[swift-evolution] SE-0030 Property Behaviors

Taras Zakharko taras.zakharko at uzh.ch
Sun Feb 14 01:10:22 CST 2016


Ok, fair enough. Then here a few ideas how to fix it and still stay in-line with Anton’s proposal (that i still consider much more attractive):

1. Allow behaviours to specify abstract members that need to be implemented (akin to protocols) and get the initial value of lazy from there, e.g.:

    var lazy x : T {
	func load() {
		return 33
	}
    }

  Pros: clean and clear. Cons: verbosity.

2. Allow behaviours to have members stored per property declaration and not per property instance. These members are tied to the type-level storage of the host item (e.g. class and not instance). A closure that initialises the lazy storage can be stored at that level, thus solving the storage overhead issue. One can use the static declarations for this (although a new storage class might be appropriate). Note that Python uses this kind of approach per default: instances of property descriptors are created per class that hosts a property and not per instance. The property getter/setter then receives the specific object instance to manipulate the value specific to that instance. 
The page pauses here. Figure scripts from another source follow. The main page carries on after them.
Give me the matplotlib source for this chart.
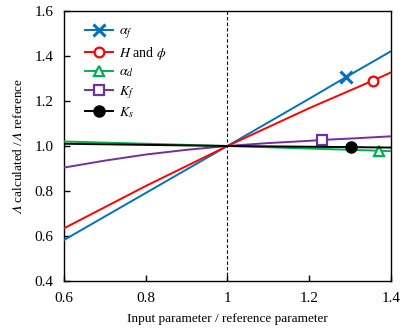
import matplotlib
matplotlib.use("Agg")
import matplotlib.pyplot as plt
from matplotlib.ticker import MultipleLocator, FuncFormatter

plt.rcParams['font.family'] = ['Liberation Serif', 'DejaVu Serif']
plt.rcParams['mathtext.fontset'] = 'stix'

# Data
alpha_f_x = [0.6, 0.8, 1.0, 1.2, 1.29, 1.4]
alpha_f_y = [0.582, 0.791, 1.0, 1.21, 1.306, 1.421]
H_x = [0.6, 0.8, 1.0, 1.2, 1.355, 1.4]
H_y = [0.634, 0.822, 1.0, 1.168, 1.29, 1.327]
alpha_d_x = [0.6, 1.0, 1.372, 1.4]
alpha_d_y = [1.02, 1.0, 0.979, 0.977]
K_f_x = [0.6, 0.7, 0.8, 0.9, 1.0, 1.1, 1.2, 1.232, 1.3, 1.4]
K_f_y = [0.904, 0.935, 0.962, 0.983, 1.0, 1.013, 1.023, 1.027, 1.033, 1.043]
K_s_x = [0.6, 1.0, 1.303, 1.4]
K_s_y = [1.01, 1.0, 0.995, 0.993]

series = [
    (alpha_f_x, alpha_f_y, r'$\alpha_f$', '#0070C0', 'x', 4, dict(markersize=8, markeredgewidth=2.2)),
    (H_x, H_y, r'$H$ and $\phi$', '#FF0000', 'o', 4, dict(markersize=7, markerfacecolor='white', markeredgewidth=1.6)),
    (alpha_d_x, alpha_d_y, r'$\alpha_d$', '#00B050', '^', 2, dict(markersize=7.5, markerfacecolor='white', markeredgewidth=1.6)),
    (K_f_x, K_f_y, r'$K_f$', '#7030A0', 's', 7, dict(markersize=7, markerfacecolor='white', markeredgewidth=1.6)),
    (K_s_x, K_s_y, r'$K_s$', '#000000', 'o', 2, dict(markersize=8, markerfacecolor='black')),
]

fig = plt.figure(figsize=(4.15, 3.32), dpi=100)
ax = fig.add_axes([0.154, 0.1536, 0.788, 0.8133])

ax.axvline(1.0, color='black', linestyle=(0, (3, 2)), linewidth=0.8, zorder=1)

for x, y, label, color, marker, mi, kw in series:
    ax.plot(x, y, color=color, linewidth=1.4, marker=marker, markevery=[mi],
            label=label, zorder=3, **kw)

ax.set_xlim(0.6, 1.4)
ax.set_ylim(0.4, 1.6)
ax.xaxis.set_major_locator(MultipleLocator(0.2))
ax.yaxis.set_major_locator(MultipleLocator(0.2))
ax.xaxis.set_major_formatter(FuncFormatter(lambda v, p: f"{v:g}"))
ax.yaxis.set_major_formatter(FuncFormatter(lambda v, p: f"{v:.1f}"))
ax.tick_params(direction='in', length=4, width=1, labelsize=11, top=False, right=False)
ax.tick_params(axis='x', pad=8)
ax.tick_params(axis='y', pad=7.5)
for s in ax.spines.values():
    s.set_linewidth(1.0)

ax.set_xlabel('Input parameter / reference parameter', fontsize=9.5, labelpad=6)
ax.set_ylabel('$\U0001D6EC$ calculated /$\U0001D6EC$ reference', fontsize=9.5, labelpad=7)

leg = ax.legend(loc='upper left', frameon=False, fontsize=10, handlelength=2.0,
                handletextpad=0.45, borderaxespad=0.4, labelspacing=0.3,
                bbox_to_anchor=(0.03, 0.99))

fig.savefig('out.png', dpi=100)
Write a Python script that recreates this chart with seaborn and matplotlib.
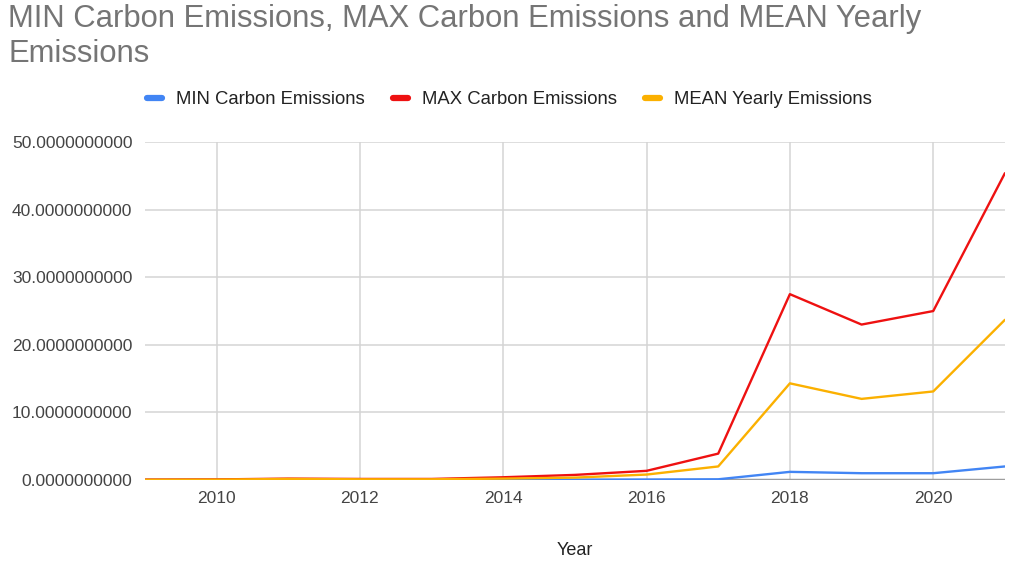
import pandas as pd
import matplotlib
matplotlib.use('Agg')
import matplotlib.pyplot as plt
import seaborn as sns
from matplotlib.ticker import MultipleLocator, FormatStrFormatter

# Values
years = [2009, 2010, 2011, 2012, 2013, 2014, 2015, 2016, 2017, 2018, 2019, 2020, 2021]
min_emissions = [0.0, 0.01, 0.02, 0.02, 0.02, 0.03, 0.04, 0.06, 0.1, 1.2, 1.0, 1.0, 2.0]
max_emissions = [0.05, 0.08, 0.2, 0.15, 0.15, 0.4, 0.75, 1.35, 3.9, 27.5, 23.0, 25.0, 45.4]
mean_emissions = [0.03, 0.05, 0.15, 0.1, 0.1, 0.2, 0.35, 0.8, 2.0, 14.3, 12.0, 13.1, 23.7]

series_names = ['MIN Carbon Emissions', 'MAX Carbon Emissions', 'MEAN Yearly Emissions']
colors = ['#4285F4', '#EE1111', '#FBB000']

df = pd.DataFrame({
    'Year': years * 3,
    'value': min_emissions + max_emissions + mean_emissions,
    'series': [series_names[0]] * len(years) + [series_names[1]] * len(years)
              + [series_names[2]] * len(years),
})

sns.set_style('white')
plt.rcParams['font.family'] = ['Liberation Sans', 'DejaVu Sans']

fig = plt.figure(figsize=(10.13, 5.64), dpi=100)
ax = fig.add_axes([0.143, 0.149, 0.849, 0.599])

sns.lineplot(data=df, x='Year', y='value', hue='series', hue_order=series_names,
             palette=colors, linewidth=1.7, ax=ax, legend=False, zorder=3)

ax.set_xlim(2009, 2021)
ax.set_ylim(0, 50)
ax.xaxis.set_major_locator(MultipleLocator(2))
ax.yaxis.set_major_locator(MultipleLocator(10))
ax.yaxis.set_major_formatter(FormatStrFormatter('%.10f'))

ax.grid(True, color='#d4d4d4', linewidth=1.1)
ax.axhline(0, color='#9e9e9e', linewidth=2.5, zorder=2)
for side in ['top', 'right', 'left', 'bottom']:
    ax.spines[side].set_visible(False)
ax.tick_params(axis='both', length=0, labelsize=12.5, colors='#444444')
ax.tick_params(axis='y', pad=9)
ax.tick_params(axis='x', pad=8)

ax.set_xlabel('Year', fontsize=13, color='#222222', labelpad=26)
ax.set_ylabel('')

fig.text(0.008, 0.993, 'MIN Carbon Emissions, MAX Carbon Emissions and MEAN Yearly\nEmissions',
         ha='left', va='top', fontsize=22.3, color='#757575', linespacing=1.2)

handles = [plt.Line2D([0], [0], color=c, linewidth=4.5) for c in colors]
fig.legend(handles, series_names, loc='center', bbox_to_anchor=(0.503, 0.823), ncol=3,
           frameon=False, fontsize=13.3, handlelength=0.8, handletextpad=0.75,
           columnspacing=1.55, labelcolor='#222222')

fig.savefig('out.png', dpi=100)
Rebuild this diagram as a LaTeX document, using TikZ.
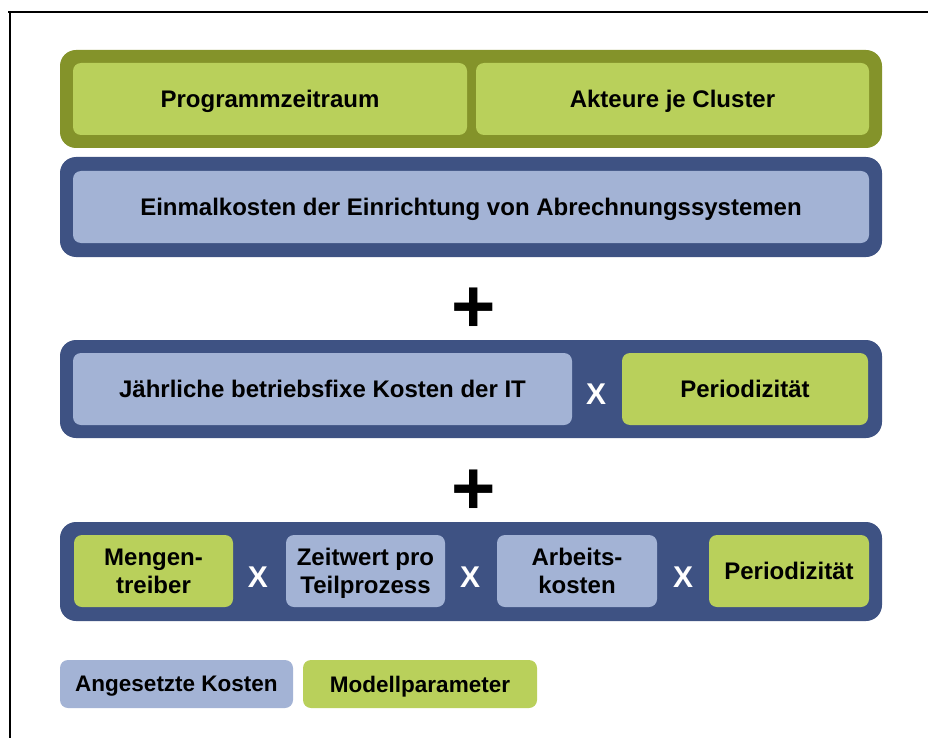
\documentclass[tikz,border=0pt]{standalone}
\usepackage{fontspec}
\setmainfont{Liberation Sans}
\usetikzlibrary{positioning}
\definecolor{olivedark}{HTML}{84932A}
\definecolor{olivelight}{HTML}{B9D05B}
\definecolor{navy}{HTML}{3E5283}
\definecolor{paleblue}{HTML}{A3B3D5}

\begin{document}
\begin{tikzpicture}[x=1pt,y=-1pt,inner sep=0pt,
   band/.style={fill=navy,rounded corners=16pt,minimum width=822pt},
   kosten/.style={fill=paleblue,rounded corners=8pt,minimum height=72pt,
      text depth=0pt,align=center,font=\bfseries\fontsize{24}{28}\selectfont},
   param/.style={kosten,fill=olivelight},
   legende/.style={minimum height=48pt,font=\bfseries\fontsize{22.5}{26}\selectfont},
   mal/.style={text=white,font=\bfseries\fontsize{30}{30}\selectfont},
   plus/.style={font=\bfseries\fontsize{76}{76}\selectfont}]
   \useasboundingbox (0,0) rectangle (928,738);
   \draw[line width=2.5pt] (8,12) -- (930,12) (10,11) -- (10,740);
   % top band
   \node[band,fill=olivedark,minimum height=98pt] (top) at (471,99) {};
   \node[param,minimum width=394pt] (zeitraum) at (270,99) {Programmzeitraum};
   \node[param,minimum width=393pt] (akteure) at (672.5,99) {Akteure je Cluster};
   % one-off costs
   \node[band,minimum height=100pt] (einmal_band) at (471,207) {};
   \node[kosten,minimum width=796pt] (einmal) at (471,207)
      {Einmalkosten der Einrichtung von Abrechnungssystemen};
   \node[plus] (plus_1) at (474,310) {+};
   % fixed IT costs
   \node[band,minimum height=98pt] (fix_band) at (471,389) {};
   \node[kosten,minimum width=499pt] (fix) at (322.5,389)
      {Jährliche betriebsfixe Kosten der IT};
   \node[mal] (x_1) at (596,394) {X};
   \node[param,minimum width=246pt] (period_1) at (745,389) {Periodizität};
   \node[plus] (plus_2) at (474,492) {+};
   % process costs
   \node[band,minimum height=99pt] (prozess_band) at (471,571.5) {};
   \node[param,minimum width=159pt] (menge) at (153.5,571) {Mengen-\\treiber};
   \node[mal] (x_2) at (258,577) {X};
   \node[kosten,minimum width=159pt] (zeitwert) at (365.5,571) {Zeitwert pro\\Teilprozess};
   \node[mal] (x_3) at (470,577) {X};
   \node[kosten,minimum width=160pt] (arbeit) at (577,571) {Arbeits-\\kosten};
   \node[mal] (x_4) at (683,577) {X};
   \node[param,minimum width=160pt] (period_2) at (789,571) {Periodizität};
   % legend
   \node[kosten,legende,minimum width=233pt] (leg_kosten) at (176.5,684) {Angesetzte Kosten};
   \node[param,legende,minimum width=234pt] (leg_param) at (420,684) {Modellparameter};
\end{tikzpicture}
\end{document}
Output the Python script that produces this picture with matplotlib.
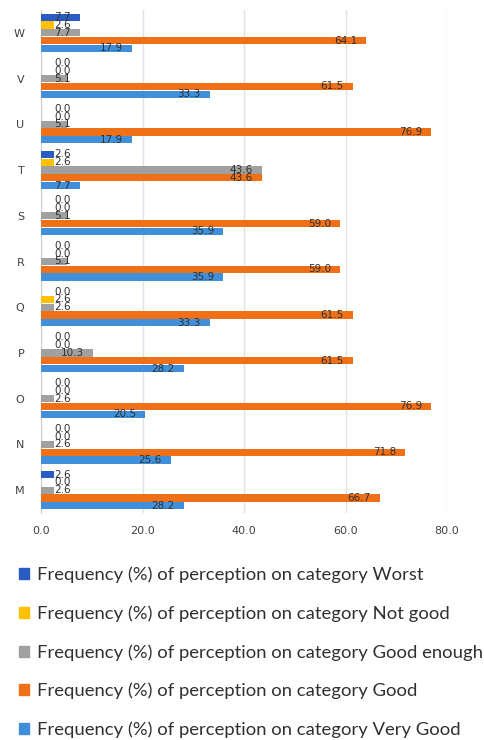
import numpy as np
import matplotlib
matplotlib.use("Agg")
import matplotlib.pyplot as plt
from matplotlib.patches import Patch

categories = ["M", "N", "O", "P", "Q", "R", "S", "T", "U", "V", "W"]

# values per category, bottom (M) to top (W)
very_good = [28.2, 25.6, 20.5, 28.2, 33.3, 35.9, 35.9, 7.7, 17.9, 33.3, 17.9]
good = [66.7, 71.8, 76.9, 61.5, 61.5, 59.0, 59.0, 43.6, 76.9, 61.5, 64.1]
good_enough = [2.6, 2.6, 2.6, 10.3, 2.6, 5.1, 5.1, 43.6, 5.1, 5.1, 7.7]
not_good = [0.0, 0.0, 0.0, 0.0, 2.6, 0.0, 0.0, 2.6, 0.0, 0.0, 2.6]
worst = [2.6, 0.0, 0.0, 0.0, 0.0, 0.0, 0.0, 2.6, 0.0, 0.0, 7.7]

series_names = ["Very Good", "Good", "Good enough", "Not good", "Worst"]
series_vals = [very_good, good, good_enough, not_good, worst]
colors = ["#3F8FDA", "#F07018", "#A0A0A0", "#FFC000", "#2A5DC4"]

fig = plt.figure(figsize=(4.85, 7.4), dpi=100)
ax = fig.add_axes([41 / 485, 1 - 513 / 740, (447 - 41) / 485, (513 - 10) / 740])

y = np.arange(len(categories))
h = 0.17
for i, (name, vals, col) in enumerate(zip(series_names, series_vals, colors)):
    pos = y + (i - 2) * h
    ax.barh(pos, vals, height=h * 0.93, color=col, zorder=3)
    for p, v in zip(pos, vals):
        xr = max(v - 1.8, 5.9)
        ax.text(xr, p, f"{v:.1f}", ha="right", va="center", fontsize=7.5,
                color="#303030", zorder=4)

ax.set_xlim(0, 80)
ax.set_ylim(-0.5, len(categories) - 0.5)
ax.set_xticks([0, 20, 40, 60, 80])
ax.set_xticklabels([f"{t:.1f}" for t in [0, 20, 40, 60, 80]])
ax.set_yticks(y)
ax.set_yticklabels(categories)
ax.tick_params(axis="both", length=0, labelsize=8, colors="#404040")
ax.tick_params(axis="x", pad=9)
ax.tick_params(axis="y", pad=12)
ax.grid(axis="x", color="#DCE1EA", linewidth=1, zorder=0)
for s in ["top", "right", "bottom"]:
    ax.spines[s].set_visible(False)
ax.spines["left"].set_color("#D0D0D0")

handles = [Patch(color=c) for c in reversed(colors)]
labels = [f"Frequency (%) of perception on category {n}" for n in reversed(series_names)]
fig.legend(handles, labels, loc="upper left", bbox_to_anchor=(2 / 485, 1 - 550 / 740),
           frameon=False, handlelength=0.55, handleheight=0.55, handletextpad=0.45,
           labelspacing=1.2, prop={"family": "Lato", "size": 13.3}, labelcolor="#303030")

fig.savefig("out.png", dpi=100)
 Pros: clean and clear. Cons: potentially need new storage declaration.

— Taras 


> On 12 Feb 2016, at 22:59, Joe Groff <jgroff at apple.com> wrote:
> 
> 
>> On Feb 12, 2016, at 1:45 PM, Taras Zakharko <taras.zakharko at uzh.ch <mailto:taras.zakharko at uzh.ch>> wrote:
>> 
>> I like Anton’s proposal much better! Clean, obvious and down to the point. 
>> 
>>> On 12 Feb 2016, at 21:44, Joe Groff via swift-evolution <swift-evolution at swift.org <mailto:swift-evolution at swift.org>> wrote:
>> 
>>> IMO it's unacceptable to have to store a closure for every individual lazy property. That significantly increases the storage cost of the abstraction.
>>> 
>>> -Joe
>> 
>> Maybe I am missing something obvious here but what would be a practical example of a lazy variable that does not rely on a closure to provide the initial value? Besides, storing an additional pointer per property is what, 8 bytes overhead? Barely worth mentioning. And of course, if you want to be very efficient about it you can always use a global hash map to store the closures. 
> 
> A Swift closure is two pointers wide—a function pointer, and a context pointer. The per-instance overhead for Optional<T> will already cost a word for many types without an extra bit or representation for 'None'.
> 
>> BTW, the lazy implementation you propose also has additional overhead, but its hidden (initialValue needs to be stored somewhere before the first call to get). In fact, your solution might be even worse in terms of storage overhead, because it implies that individual closure with unique environment needs to be created for getters of every instance of the property with different initialiser. 
> 
> As currently implemented, 'lazy' inlines the initializer expression into the property's getter implementation, so the only overhead is some code size in the getter function. A behavior implementation of [lazy] needs to afford the same opportunity to the optimizer. One way we could model this is as 'static' members in the behavior, perhaps.